“It’s unbelievable what he’s been doing,” Andy Murray said of Radek Stepanek after coming back to beat the 37-year-old Czech, 3-6, 3-6, 6-0, 6-3, 7-5, on Tuesday at Roland Garros. “I don’t expect to be doing that at his age.”
After spending three hours and 41 minutes, and the better part of two days, throwing deft drop shots and fiery fist-pumps at each other in Court Philippe Chatrier, Murray and Stepanek finished with a long hug and a happy chat at the net. As the Roland Garros website put it afterward:
ANDY MURRAY SALUTES THE IRREPRESSIBLE 37-YEAR-OLD RADEK STEPANEK
Eighteen hours earlier, that headline would have been pretty much unthinkable. During the fourth set on Monday, as the light died in Chatrier and Murray raced to come back from a two-set deficit, he wasn’t saluting Stepanek. He was accusing him of stalling, so that the match would be stopped for the night.

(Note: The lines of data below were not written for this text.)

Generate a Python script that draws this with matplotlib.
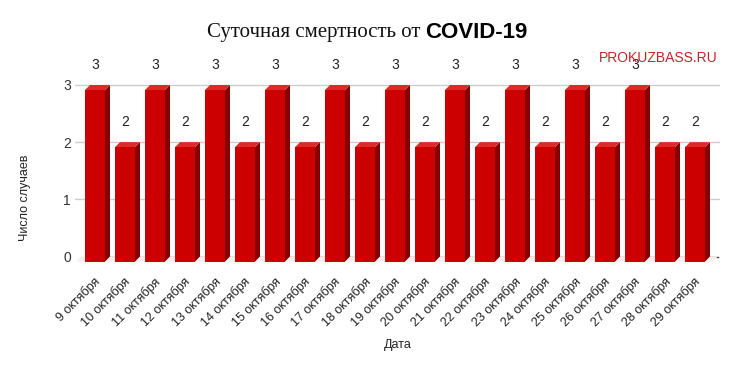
import matplotlib
matplotlib.use('Agg')
import matplotlib.pyplot as plt
from matplotlib.patches import Polygon

# data
dates = ['9 октября', '10 октября', '11 октября', '12 октября', '13 октября',
         '14 октября', '15 октября', '16 октября', '17 октября', '18 октября',
         '19 октября', '20 октября', '21 октября', '22 октября', '23 октября',
         '24 октября', '25 октября', '26 октября', '27 октября', '28 октября',
         '29 октября']
deaths = [3, 2, 3, 2, 3, 2, 3, 2, 3, 2, 3, 2, 3, 2, 3, 2, 3, 2, 3, 2, 2]
y_ticks = [0, 1, 2, 3]

FRONT = '#cc0000'
SIDE = '#850000'
TOP = '#dc2a2a'

plt.rcParams['font.family'] = ['Liberation Sans', 'DejaVu Sans']

W, H = 737, 371
fig = plt.figure(figsize=(W / 100, H / 100), dpi=100)
fig.patch.set_facecolor('white')

# axes box in pixels
left_px, right_px, top_px, bot_px = 75, 720, 80, 266
ax = fig.add_axes([left_px / W, 1 - bot_px / H,
                   (right_px - left_px) / W, (bot_px - top_px) / H])

# pixel scale for the fake 3d depth
x_unit = 30.0
y_unit = 57.17
zero_px = 256.5
ax.set_xlim((left_px - 95) / x_unit, (right_px - 95) / x_unit)
ax.set_ylim(-(bot_px - zero_px) / y_unit, (zero_px - top_px) / y_unit)

dx = 5 / x_unit
dy = 5 / y_unit
w = 20 / x_unit

for s in ax.spines.values():
    s.set_visible(False)

# grid + base line
for t in y_ticks[1:]:
    ax.axhline(t, color='#cccccc', lw=1, zorder=1)
ax.plot([-w / 2, len(dates) - 1 + w / 2 + dx + 0.25], [0, 0],
        color='#333333', lw=1, zorder=1)

# faint floor under the bars
ax.add_patch(Polygon([(-w / 2 - 0.3, -dy), (len(dates) - 1 + 0.6, -dy),
                      (len(dates) - 1 + 0.6 + dx, 0), (-w / 2 - 0.3 + dx, 0)],
                     closed=True, facecolor='#f8eded', edgecolor='none', zorder=1))

for i, v in enumerate(deaths):
    x0, x1 = i - w / 2, i + w / 2
    side = Polygon([(x1, -dy), (x1 + dx, 0), (x1 + dx, v), (x1, v - dy)],
                   closed=True, facecolor=SIDE, edgecolor='none', zorder=2)
    top = Polygon([(x0, v - dy), (x1, v - dy), (x1 + dx, v), (x0 + dx, v)],
                  closed=True, facecolor=TOP, edgecolor='none', zorder=2)
    front = Polygon([(x0, -dy), (x1, -dy), (x1, v - dy), (x0, v - dy)],
                    closed=True, facecolor=FRONT, edgecolor='none', zorder=3)
    ax.add_patch(side)
    ax.add_patch(top)
    ax.add_patch(front)
    ax.annotate(str(v), (i, v), xytext=(0, 14.4), textcoords='offset points',
                ha='center', va='center', fontsize=10, color='#222222',
                annotation_clip=False)

ax.set_yticks(y_ticks)
ax.set_yticklabels([str(t) for t in y_ticks], fontsize=10, color='#333333')
ax.set_xticks([i + 0.12 for i in range(len(dates))])
ax.set_xticklabels(dates, rotation=45, ha='right', va='center',
                   rotation_mode='anchor', fontsize=9, color='#222222')
ax.tick_params(axis='both', length=0)
ax.tick_params(axis='x', pad=10)
ax.tick_params(axis='y', pad=3)

# title in two fonts
ty = 1 - 32 / H
fig.text(420 / W, ty, 'Суточная смертность от', ha='right', va='center',
         fontsize=15, family='Liberation Serif', color='#111111')
fig.text(425 / W, ty, 'COVID-19', ha='left', va='center',
         fontsize=16, family='Liberation Sans', fontweight='bold', color='#000000')

fig.text(718 / W, 1 - 58 / H, 'PROKUZBASS.RU', ha='right', va='center',
         fontsize=10, color='#c4242b')

fig.text(25 / W, 1 - 198 / H, 'Число случаев', rotation=90, ha='center',
         va='center', fontsize=9, color='#222222')
fig.text(398 / W, 1 - 345 / H, 'Дата', ha='center', va='center',
         fontsize=9, color='#222222')

fig.savefig('out.png', dpi=100, facecolor='white')
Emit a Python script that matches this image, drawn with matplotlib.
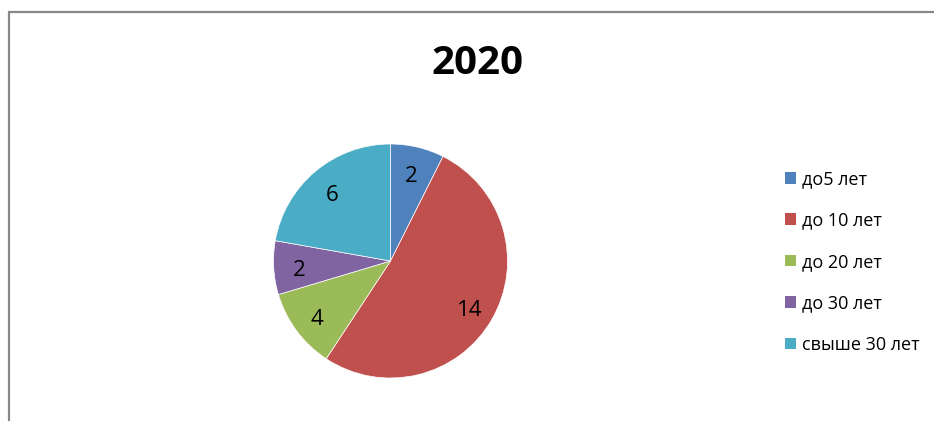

“Keep an eye out for how long that toilet break takes,” a frustrated Murray warned chair umpire Damien Dumusois as a conspicuously slow-moving Stepanek moseyed off to the bathroom. Murray’s frustration morphed toward apoplexy when, 10 minutes later, Stepanek wandered back out and only then decided that he was going to change his shirt.